-- begin --
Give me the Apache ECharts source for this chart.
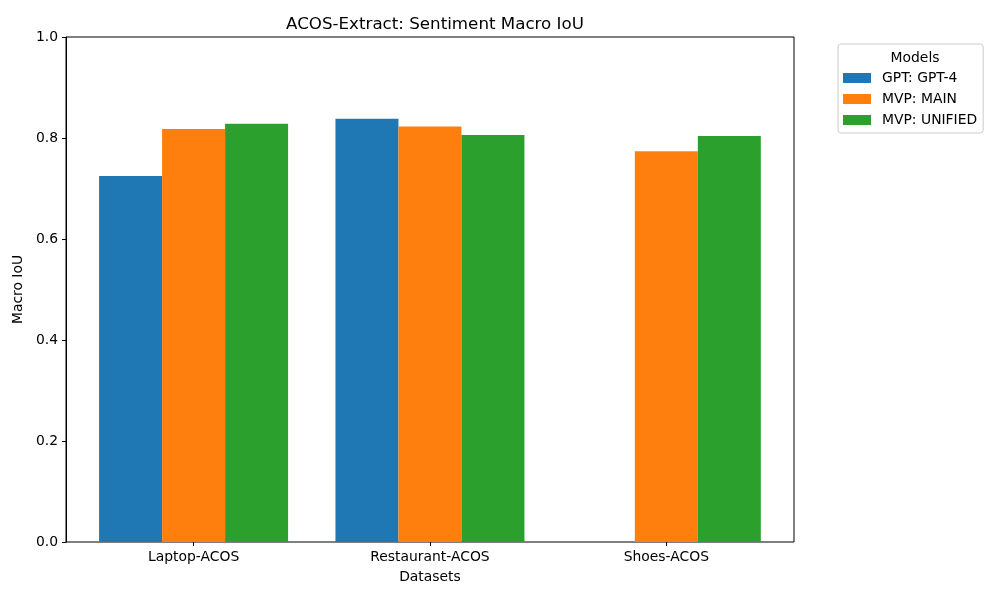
<!DOCTYPE html>
<html>
<head>
<meta charset="utf-8">
<script src="https://cdn.jsdelivr.net/npm/echarts@6/dist/echarts.min.js"></script>
<style>html,body{margin:0;padding:0;background:#fff;}#c{width:1000px;height:600px;}</style>
</head>
<body>
<div id="c"></div>
<script>
const categories = ['Laptop-ACOS', 'Restaurant-ACOS', 'Shoes-ACOS'];
const seriesNames = ['GPT: GPT-4', 'MVP: MAIN', 'MVP: UNIFIED'];
const gpt4 = [0.725, 0.838, null];
const mvpMain = [0.818, 0.823, 0.774];
const mvpUnified = [0.828, 0.806, 0.804];
const yTicks = [0.0, 0.2, 0.4, 0.6, 0.8, 1.0];
const colors = ['#1f77b4', '#ff7f0e', '#2ca02c'];

const font = 'DejaVu Sans';
const chart = echarts.init(document.getElementById('c'), null, {renderer: 'canvas'});
const values = [gpt4, mvpMain, mvpUnified];

chart.setOption({
  animation: false,
  textStyle: {fontFamily: font},
  title: [
    {text: 'ACOS-Extract: Sentiment Macro IoU', left: 430, top: 11, textAlign: 'center',
     textStyle: {fontFamily: font, fontSize: 16.7, fontWeight: 'normal', color: '#000'}},
    {text: 'Models', left: 910, top: 46, textAlign: 'center', z: 10,
     textStyle: {fontFamily: font, fontSize: 13.9, fontWeight: 'normal', color: '#000'}}
  ],
  legend: {
    orient: 'vertical', left: 838, top: 44,
    padding: [27, 6, 6, 5],
    itemWidth: 28, itemHeight: 10, itemGap: 7,
    borderColor: '#cccccc', borderWidth: 1, borderRadius: 3,
    backgroundColor: '#fff',
    data: seriesNames,
    icon: 'rect',
    textStyle: {fontFamily: font, fontSize: 13.9, color: '#000', padding: [0, 0, 0, 6]}
  },
  grid: [
    {left: 66, top: 37, width: 728, height: 505, show: true, borderColor: '#000', borderWidth: 1, backgroundColor: 'transparent'},
    {left: 75.4, top: 37, width: 709.1, height: 505}
  ],
  xAxis: [
    {gridIndex: 0, type: 'category', data: categories, show: false},
    {gridIndex: 1, type: 'category', data: categories,
     axisLine: {show: false},
     axisTick: {show: true, alignWithLabel: true, length: 4, lineStyle: {color: '#000'}},
     axisLabel: {fontFamily: font, fontSize: 13.9, color: '#000', margin: 8},
     name: 'Datasets', nameLocation: 'middle', nameGap: 28,
     nameTextStyle: {fontFamily: font, fontSize: 13.9, color: '#000'}}
  ],
  yAxis: [
    {gridIndex: 0, type: 'value', min: 0, max: 1, interval: 0.2,
     axisLine: {show: true, lineStyle: {color: '#000'}},
     axisTick: {show: true, length: 4, lineStyle: {color: '#000'}},
     splitLine: {show: false},
     axisLabel: {fontFamily: font, fontSize: 13.9, color: '#000', margin: 8,
       formatter: v => yTicks.find(t => Math.abs(t - v) < 1e-9).toFixed(1)},
     name: 'Macro IoU', nameLocation: 'middle', nameGap: 40,
     nameTextStyle: {fontFamily: font, fontSize: 13.9, color: '#000'}},
    {gridIndex: 1, type: 'value', min: 0, max: 1, show: false}
  ],
  series: seriesNames.map((n, i) => ({
    name: n, type: 'bar', xAxisIndex: 1, yAxisIndex: 1,
    data: values[i].map(v => v === null ? '-' : v),
    barWidth: 63, barGap: '0%',
    itemStyle: {color: colors[i]}
  }))
});
</script>
</body>
</html>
-- end --
Exercise goal >> Restate each line from the start of the listing through the line bearing "const values = [gpt4, mvpMain, mvpUnified];" word for word. Drop the pictures.

Answer to the task >>
Give me the Apache ECharts source for this chart.
<!DOCTYPE html>
<html>
<head>
<meta charset="utf-8">
<script src="https://cdn.jsdelivr.net/npm/echarts@6/dist/echarts.min.js"></script>
<style>html,body{margin:0;padding:0;background:#fff;}#c{width:1000px;height:600px;}</style>
</head>
<body>
<div id="c"></div>
<script>
const categories = ['Laptop-ACOS', 'Restaurant-ACOS', 'Shoes-ACOS'];
const seriesNames = ['GPT: GPT-4', 'MVP: MAIN', 'MVP: UNIFIED'];
const gpt4 = [0.725, 0.838, null];
const mvpMain = [0.818, 0.823, 0.774];
const mvpUnified = [0.828, 0.806, 0.804];
const yTicks = [0.0, 0.2, 0.4, 0.6, 0.8, 1.0];
const colors = ['#1f77b4', '#ff7f0e', '#2ca02c'];

const font = 'DejaVu Sans';
const chart = echarts.init(document.getElementById('c'), null, {renderer: 'canvas'});
const values = [gpt4, mvpMain, mvpUnified];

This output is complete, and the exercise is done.